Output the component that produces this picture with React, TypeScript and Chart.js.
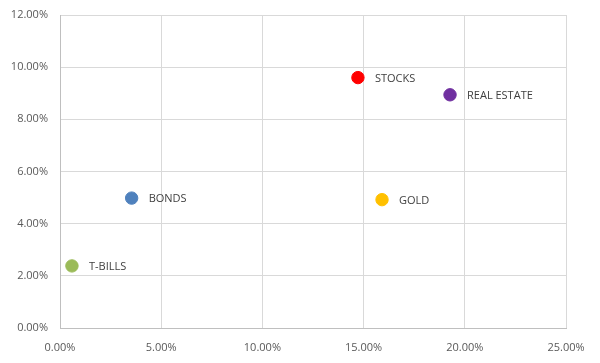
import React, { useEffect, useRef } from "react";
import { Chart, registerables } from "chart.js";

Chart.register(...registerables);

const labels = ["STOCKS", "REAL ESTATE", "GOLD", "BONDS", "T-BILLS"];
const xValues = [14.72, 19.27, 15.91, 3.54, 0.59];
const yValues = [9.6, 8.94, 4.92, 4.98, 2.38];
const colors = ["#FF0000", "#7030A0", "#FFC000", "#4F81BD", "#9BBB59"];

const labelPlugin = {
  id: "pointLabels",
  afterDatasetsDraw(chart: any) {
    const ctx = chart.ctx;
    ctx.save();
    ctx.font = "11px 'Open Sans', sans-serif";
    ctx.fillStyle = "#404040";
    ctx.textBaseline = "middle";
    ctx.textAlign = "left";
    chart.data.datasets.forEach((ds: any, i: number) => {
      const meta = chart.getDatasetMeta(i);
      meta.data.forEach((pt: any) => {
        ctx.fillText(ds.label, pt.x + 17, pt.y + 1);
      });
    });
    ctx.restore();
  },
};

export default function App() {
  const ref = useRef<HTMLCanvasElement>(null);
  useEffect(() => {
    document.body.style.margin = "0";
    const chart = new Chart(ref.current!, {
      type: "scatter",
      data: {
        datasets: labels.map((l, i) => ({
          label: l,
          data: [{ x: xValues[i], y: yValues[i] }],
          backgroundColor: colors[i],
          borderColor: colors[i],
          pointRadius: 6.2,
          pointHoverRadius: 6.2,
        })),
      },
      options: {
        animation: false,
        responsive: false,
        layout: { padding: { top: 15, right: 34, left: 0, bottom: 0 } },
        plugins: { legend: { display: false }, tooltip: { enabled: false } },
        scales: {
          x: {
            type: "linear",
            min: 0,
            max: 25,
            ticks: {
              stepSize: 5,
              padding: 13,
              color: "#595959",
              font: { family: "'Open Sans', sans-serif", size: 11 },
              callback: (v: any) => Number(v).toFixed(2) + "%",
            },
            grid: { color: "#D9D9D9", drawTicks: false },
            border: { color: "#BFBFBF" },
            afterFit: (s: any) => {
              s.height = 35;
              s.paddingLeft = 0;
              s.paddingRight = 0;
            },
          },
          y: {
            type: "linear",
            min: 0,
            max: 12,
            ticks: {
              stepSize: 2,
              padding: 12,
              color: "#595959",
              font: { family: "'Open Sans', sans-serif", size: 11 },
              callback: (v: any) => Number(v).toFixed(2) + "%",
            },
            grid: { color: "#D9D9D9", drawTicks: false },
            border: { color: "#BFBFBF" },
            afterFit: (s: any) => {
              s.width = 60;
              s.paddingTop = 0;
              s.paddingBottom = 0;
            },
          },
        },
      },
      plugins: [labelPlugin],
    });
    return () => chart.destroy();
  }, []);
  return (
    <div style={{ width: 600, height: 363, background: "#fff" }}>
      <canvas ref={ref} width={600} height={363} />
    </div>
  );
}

* AIM *
Leave out the pictures, then repeat the listing above exactly from its first line to the line with "Chart.register(...registerables);", inclusive.

* OUTPUT BELOW *
Output the component that produces this picture with React, TypeScript and Chart.js.
import React, { useEffect, useRef } from "react";
import { Chart, registerables } from "chart.js";

Chart.register(...registerables);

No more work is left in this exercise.